TO BE DONE
From the records below, extract only the lines running from the line with "Rebuild this diagram" to the line with "(mir) at (859,212)", both lines included, reproducing them exactly.

[Charts and diagrams as code]

begin

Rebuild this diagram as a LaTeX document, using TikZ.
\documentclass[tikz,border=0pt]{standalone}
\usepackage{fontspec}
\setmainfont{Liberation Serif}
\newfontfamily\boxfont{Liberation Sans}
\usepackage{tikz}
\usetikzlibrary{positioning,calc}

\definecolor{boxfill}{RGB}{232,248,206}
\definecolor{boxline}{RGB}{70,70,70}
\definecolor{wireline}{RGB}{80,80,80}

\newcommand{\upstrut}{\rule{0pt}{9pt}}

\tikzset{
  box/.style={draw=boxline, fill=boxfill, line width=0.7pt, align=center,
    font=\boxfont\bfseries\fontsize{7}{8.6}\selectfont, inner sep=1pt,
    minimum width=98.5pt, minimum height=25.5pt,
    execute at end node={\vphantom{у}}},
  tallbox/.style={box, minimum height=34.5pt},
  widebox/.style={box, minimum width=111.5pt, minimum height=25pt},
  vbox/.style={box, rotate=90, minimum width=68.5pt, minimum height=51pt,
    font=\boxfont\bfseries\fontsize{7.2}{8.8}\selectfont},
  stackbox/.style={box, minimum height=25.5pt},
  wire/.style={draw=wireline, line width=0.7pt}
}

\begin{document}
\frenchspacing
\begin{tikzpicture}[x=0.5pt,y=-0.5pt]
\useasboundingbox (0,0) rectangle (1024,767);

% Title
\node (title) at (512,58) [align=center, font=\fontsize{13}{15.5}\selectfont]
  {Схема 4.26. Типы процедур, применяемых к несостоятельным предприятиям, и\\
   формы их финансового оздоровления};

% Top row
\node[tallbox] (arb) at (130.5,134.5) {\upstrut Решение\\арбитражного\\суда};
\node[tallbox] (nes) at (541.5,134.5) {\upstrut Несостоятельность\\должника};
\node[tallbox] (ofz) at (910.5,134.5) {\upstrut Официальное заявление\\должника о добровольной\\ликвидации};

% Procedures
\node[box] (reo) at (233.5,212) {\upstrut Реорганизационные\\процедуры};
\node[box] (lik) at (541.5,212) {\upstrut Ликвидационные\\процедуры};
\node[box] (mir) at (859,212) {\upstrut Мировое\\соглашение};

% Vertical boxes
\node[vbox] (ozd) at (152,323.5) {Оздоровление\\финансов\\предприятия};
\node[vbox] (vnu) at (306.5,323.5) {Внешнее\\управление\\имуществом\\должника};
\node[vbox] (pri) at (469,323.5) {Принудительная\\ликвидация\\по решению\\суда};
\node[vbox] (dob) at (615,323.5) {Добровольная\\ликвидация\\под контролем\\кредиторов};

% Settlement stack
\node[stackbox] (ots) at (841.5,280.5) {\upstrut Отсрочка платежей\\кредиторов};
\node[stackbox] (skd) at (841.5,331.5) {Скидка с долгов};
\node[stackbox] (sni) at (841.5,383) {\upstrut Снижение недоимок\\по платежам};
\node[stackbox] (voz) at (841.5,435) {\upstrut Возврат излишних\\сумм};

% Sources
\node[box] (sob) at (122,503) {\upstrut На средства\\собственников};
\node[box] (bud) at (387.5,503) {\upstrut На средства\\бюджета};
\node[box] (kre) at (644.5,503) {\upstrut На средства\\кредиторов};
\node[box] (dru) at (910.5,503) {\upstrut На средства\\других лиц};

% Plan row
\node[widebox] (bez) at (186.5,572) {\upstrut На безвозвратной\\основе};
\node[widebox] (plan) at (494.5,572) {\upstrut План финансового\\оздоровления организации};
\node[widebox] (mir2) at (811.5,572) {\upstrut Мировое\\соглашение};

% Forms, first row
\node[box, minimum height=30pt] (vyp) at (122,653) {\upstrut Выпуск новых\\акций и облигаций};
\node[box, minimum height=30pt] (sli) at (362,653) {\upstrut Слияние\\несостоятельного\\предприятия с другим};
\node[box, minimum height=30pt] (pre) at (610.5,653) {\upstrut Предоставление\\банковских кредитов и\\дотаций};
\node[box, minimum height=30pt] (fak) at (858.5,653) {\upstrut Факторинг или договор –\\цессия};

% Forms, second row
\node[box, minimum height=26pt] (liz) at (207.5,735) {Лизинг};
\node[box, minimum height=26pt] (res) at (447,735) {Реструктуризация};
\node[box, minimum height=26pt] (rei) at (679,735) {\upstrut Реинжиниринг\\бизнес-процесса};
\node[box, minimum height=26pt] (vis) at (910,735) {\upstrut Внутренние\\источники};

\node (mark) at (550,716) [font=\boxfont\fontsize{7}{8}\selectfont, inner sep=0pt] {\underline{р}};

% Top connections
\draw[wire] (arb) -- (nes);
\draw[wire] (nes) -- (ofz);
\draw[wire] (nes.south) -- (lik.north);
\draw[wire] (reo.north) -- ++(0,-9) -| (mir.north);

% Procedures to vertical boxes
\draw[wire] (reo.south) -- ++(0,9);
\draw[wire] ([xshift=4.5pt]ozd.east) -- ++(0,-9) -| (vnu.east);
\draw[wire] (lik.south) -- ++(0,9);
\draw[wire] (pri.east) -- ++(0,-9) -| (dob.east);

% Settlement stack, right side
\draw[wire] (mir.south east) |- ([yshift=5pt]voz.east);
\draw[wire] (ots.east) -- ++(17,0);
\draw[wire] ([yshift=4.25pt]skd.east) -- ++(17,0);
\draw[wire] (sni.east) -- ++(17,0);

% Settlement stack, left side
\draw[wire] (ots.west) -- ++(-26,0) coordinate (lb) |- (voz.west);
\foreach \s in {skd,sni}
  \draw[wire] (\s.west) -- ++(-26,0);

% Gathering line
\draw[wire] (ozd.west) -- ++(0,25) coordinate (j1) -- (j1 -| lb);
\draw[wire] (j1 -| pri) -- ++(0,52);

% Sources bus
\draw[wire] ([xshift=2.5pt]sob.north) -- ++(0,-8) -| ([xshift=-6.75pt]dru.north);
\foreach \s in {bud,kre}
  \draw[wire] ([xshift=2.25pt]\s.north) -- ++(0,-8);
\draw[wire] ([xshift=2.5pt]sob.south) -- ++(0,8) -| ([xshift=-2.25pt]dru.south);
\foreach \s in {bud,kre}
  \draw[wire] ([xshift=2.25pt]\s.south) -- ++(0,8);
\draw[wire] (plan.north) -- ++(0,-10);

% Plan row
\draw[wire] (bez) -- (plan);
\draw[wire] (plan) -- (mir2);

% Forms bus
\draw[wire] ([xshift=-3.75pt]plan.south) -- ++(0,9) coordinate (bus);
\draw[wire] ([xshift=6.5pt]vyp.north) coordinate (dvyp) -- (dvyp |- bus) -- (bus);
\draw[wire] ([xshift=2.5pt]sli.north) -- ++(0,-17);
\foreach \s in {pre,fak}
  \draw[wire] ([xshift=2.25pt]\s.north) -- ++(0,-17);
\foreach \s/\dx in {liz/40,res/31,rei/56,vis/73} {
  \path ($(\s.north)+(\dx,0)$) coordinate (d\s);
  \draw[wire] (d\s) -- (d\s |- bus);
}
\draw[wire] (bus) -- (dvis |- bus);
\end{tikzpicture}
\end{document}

end
begin

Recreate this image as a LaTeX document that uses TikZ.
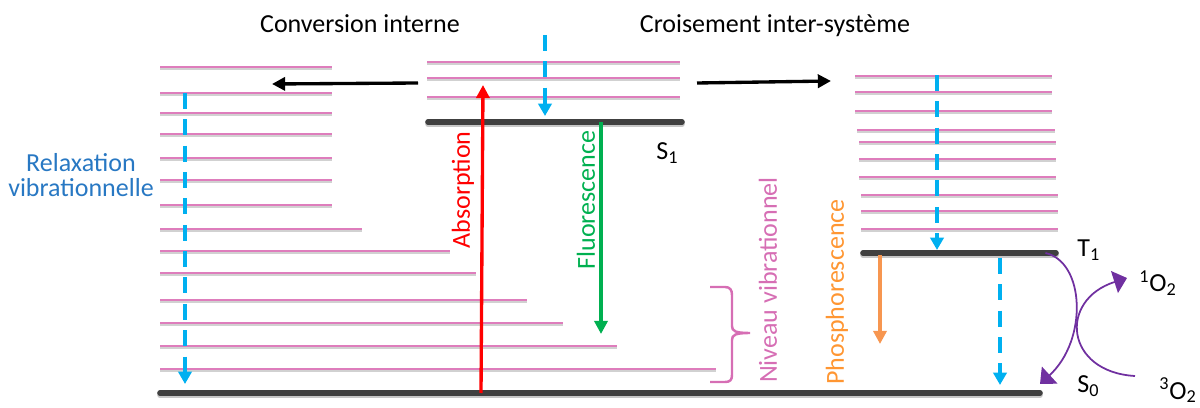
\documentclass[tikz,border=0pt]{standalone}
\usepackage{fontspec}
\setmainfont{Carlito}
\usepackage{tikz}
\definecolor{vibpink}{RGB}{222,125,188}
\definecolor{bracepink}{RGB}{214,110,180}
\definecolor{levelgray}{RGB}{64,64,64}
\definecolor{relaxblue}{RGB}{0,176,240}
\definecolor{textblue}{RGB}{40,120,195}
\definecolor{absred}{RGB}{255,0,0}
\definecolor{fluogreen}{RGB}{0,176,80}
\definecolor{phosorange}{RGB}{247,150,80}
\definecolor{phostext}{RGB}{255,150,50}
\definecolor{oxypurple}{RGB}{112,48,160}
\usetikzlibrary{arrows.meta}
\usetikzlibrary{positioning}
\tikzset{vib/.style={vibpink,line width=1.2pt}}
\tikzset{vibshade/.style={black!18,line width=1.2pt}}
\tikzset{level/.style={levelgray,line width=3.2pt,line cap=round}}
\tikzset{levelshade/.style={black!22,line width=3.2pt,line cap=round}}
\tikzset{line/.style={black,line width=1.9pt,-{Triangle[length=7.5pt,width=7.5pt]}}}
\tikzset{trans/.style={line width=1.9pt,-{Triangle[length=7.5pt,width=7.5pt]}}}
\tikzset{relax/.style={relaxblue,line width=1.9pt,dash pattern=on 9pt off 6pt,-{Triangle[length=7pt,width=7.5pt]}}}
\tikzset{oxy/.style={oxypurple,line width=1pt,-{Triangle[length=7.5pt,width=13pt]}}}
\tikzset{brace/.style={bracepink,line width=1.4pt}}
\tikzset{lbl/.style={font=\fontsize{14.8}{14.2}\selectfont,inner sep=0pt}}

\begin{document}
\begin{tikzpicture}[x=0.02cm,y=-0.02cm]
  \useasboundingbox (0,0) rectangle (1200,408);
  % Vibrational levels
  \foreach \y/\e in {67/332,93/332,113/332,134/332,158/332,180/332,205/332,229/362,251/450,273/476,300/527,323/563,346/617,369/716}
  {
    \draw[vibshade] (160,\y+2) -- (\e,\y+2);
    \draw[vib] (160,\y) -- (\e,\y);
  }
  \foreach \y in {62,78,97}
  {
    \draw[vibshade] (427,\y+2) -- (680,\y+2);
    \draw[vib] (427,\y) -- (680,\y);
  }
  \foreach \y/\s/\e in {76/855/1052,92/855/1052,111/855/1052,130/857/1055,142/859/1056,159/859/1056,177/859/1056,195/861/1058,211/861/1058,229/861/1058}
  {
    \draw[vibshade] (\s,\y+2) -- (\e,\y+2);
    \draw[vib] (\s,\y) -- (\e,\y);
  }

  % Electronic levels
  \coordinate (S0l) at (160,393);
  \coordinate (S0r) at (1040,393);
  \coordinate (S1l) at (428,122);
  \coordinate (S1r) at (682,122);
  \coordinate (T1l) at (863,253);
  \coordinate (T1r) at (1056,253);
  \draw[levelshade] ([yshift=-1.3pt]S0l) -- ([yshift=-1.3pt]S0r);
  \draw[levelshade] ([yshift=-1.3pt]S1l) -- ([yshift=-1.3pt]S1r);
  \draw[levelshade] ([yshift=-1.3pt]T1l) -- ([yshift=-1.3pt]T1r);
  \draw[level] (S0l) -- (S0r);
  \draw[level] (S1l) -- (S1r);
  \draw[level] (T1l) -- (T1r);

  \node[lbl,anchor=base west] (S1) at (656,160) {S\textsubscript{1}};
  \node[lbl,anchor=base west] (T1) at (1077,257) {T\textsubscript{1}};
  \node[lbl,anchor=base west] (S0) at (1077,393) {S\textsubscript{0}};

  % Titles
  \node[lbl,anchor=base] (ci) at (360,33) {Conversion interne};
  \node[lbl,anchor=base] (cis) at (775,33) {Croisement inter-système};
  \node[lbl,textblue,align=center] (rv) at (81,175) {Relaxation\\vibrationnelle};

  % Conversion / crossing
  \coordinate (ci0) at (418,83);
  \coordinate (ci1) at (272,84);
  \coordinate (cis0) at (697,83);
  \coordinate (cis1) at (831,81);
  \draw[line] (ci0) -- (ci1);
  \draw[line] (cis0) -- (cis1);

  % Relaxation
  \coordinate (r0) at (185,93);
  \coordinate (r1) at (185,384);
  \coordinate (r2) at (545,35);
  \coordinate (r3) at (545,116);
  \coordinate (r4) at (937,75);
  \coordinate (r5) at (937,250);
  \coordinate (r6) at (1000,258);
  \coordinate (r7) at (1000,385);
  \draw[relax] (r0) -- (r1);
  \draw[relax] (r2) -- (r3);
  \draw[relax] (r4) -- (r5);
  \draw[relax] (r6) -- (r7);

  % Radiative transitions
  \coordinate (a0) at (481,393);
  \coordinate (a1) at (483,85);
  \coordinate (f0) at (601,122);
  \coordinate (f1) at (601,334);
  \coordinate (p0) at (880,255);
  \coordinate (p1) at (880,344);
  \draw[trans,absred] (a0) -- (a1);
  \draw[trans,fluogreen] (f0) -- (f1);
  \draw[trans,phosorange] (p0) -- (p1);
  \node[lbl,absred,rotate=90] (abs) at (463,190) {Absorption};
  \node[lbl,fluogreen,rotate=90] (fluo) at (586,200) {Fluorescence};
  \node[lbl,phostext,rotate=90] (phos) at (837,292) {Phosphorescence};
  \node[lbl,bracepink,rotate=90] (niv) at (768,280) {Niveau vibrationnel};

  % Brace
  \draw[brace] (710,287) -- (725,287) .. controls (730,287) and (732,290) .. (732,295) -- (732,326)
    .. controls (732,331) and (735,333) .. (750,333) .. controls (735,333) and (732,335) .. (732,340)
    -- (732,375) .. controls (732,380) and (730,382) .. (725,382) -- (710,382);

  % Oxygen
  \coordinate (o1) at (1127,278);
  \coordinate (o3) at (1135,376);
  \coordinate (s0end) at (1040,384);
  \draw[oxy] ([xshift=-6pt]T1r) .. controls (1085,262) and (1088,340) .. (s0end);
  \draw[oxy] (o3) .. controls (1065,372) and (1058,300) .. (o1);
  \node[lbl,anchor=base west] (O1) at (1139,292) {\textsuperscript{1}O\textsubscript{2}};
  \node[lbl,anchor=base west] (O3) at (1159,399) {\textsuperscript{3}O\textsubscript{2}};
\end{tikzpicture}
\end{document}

end
begin

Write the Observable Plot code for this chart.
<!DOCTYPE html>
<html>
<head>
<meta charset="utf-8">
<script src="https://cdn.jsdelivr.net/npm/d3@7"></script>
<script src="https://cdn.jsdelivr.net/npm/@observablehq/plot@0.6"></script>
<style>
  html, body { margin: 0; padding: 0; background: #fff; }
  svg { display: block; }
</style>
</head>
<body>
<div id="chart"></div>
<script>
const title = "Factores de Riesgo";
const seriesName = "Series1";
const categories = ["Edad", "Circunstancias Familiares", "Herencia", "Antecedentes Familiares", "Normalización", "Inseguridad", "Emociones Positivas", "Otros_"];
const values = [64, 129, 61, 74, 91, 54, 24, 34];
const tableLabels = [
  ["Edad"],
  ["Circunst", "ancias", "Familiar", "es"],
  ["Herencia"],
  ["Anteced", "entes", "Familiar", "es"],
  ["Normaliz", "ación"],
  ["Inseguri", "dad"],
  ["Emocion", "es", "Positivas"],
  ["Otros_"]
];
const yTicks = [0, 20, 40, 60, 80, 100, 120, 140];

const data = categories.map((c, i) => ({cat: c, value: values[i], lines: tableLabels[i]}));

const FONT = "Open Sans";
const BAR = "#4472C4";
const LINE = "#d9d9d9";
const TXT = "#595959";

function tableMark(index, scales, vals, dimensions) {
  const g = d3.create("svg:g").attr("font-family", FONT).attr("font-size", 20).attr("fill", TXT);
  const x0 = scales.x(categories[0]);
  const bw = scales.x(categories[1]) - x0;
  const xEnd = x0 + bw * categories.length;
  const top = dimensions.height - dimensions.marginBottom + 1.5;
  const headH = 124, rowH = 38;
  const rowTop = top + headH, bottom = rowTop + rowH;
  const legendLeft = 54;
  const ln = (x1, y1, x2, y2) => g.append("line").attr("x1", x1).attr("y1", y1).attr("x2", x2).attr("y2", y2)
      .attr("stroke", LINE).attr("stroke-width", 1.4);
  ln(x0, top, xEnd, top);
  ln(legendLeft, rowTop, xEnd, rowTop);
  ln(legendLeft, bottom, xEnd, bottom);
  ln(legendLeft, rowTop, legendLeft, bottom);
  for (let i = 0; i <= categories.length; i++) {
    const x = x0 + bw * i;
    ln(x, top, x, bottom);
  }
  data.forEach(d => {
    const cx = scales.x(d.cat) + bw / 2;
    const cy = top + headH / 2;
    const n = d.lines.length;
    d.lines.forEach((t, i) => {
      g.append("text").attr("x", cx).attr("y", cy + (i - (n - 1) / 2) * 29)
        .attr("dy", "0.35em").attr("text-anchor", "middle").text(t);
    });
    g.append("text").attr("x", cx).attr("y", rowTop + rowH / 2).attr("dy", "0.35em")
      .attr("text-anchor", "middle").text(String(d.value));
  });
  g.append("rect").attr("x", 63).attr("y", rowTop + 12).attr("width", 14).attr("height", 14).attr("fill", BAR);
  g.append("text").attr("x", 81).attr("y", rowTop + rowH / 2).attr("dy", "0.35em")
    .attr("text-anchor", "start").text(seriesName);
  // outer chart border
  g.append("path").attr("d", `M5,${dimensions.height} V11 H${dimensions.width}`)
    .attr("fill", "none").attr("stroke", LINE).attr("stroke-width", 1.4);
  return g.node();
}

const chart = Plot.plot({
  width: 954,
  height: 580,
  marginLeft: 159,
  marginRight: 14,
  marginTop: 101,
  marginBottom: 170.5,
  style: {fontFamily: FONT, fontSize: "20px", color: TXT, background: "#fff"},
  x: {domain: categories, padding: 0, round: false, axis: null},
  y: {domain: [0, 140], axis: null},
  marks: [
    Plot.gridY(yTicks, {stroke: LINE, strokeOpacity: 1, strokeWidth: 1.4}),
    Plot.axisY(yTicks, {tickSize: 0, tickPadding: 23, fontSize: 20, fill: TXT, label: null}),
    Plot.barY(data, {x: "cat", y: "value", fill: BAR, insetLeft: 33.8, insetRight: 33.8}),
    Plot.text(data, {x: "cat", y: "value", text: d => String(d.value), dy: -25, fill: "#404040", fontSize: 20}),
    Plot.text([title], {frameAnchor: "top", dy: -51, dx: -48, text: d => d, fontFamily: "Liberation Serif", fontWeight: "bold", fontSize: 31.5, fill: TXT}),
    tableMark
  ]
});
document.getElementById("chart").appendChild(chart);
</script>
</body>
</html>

end

OUTPUT FOR THIS TASK
Rebuild this diagram as a LaTeX document, using TikZ.
\documentclass[tikz,border=0pt]{standalone}
\usepackage{fontspec}
\setmainfont{Liberation Serif}
\newfontfamily\boxfont{Liberation Sans}
\usepackage{tikz}
\usetikzlibrary{positioning,calc}

\definecolor{boxfill}{RGB}{232,248,206}
\definecolor{boxline}{RGB}{70,70,70}
\definecolor{wireline}{RGB}{80,80,80}

\newcommand{\upstrut}{\rule{0pt}{9pt}}

\tikzset{
  box/.style={draw=boxline, fill=boxfill, line width=0.7pt, align=center,
    font=\boxfont\bfseries\fontsize{7}{8.6}\selectfont, inner sep=1pt,
    minimum width=98.5pt, minimum height=25.5pt,
    execute at end node={\vphantom{у}}},
  tallbox/.style={box, minimum height=34.5pt},
  widebox/.style={box, minimum width=111.5pt, minimum height=25pt},
  vbox/.style={box, rotate=90, minimum width=68.5pt, minimum height=51pt,
    font=\boxfont\bfseries\fontsize{7.2}{8.8}\selectfont},
  stackbox/.style={box, minimum height=25.5pt},
  wire/.style={draw=wireline, line width=0.7pt}
}

\begin{document}
\frenchspacing
\begin{tikzpicture}[x=0.5pt,y=-0.5pt]
\useasboundingbox (0,0) rectangle (1024,767);

% Title
\node (title) at (512,58) [align=center, font=\fontsize{13}{15.5}\selectfont]
  {Схема 4.26. Типы процедур, применяемых к несостоятельным предприятиям, и\\
   формы их финансового оздоровления};

% Top row
\node[tallbox] (arb) at (130.5,134.5) {\upstrut Решение\\арбитражного\\суда};
\node[tallbox] (nes) at (541.5,134.5) {\upstrut Несостоятельность\\должника};
\node[tallbox] (ofz) at (910.5,134.5) {\upstrut Официальное заявление\\должника о добровольной\\ликвидации};

% Procedures
\node[box] (reo) at (233.5,212) {\upstrut Реорганизационные\\процедуры};
\node[box] (lik) at (541.5,212) {\upstrut Ликвидационные\\процедуры};
\node[box] (mir) at (859,212) {\upstrut Мировое\\соглашение};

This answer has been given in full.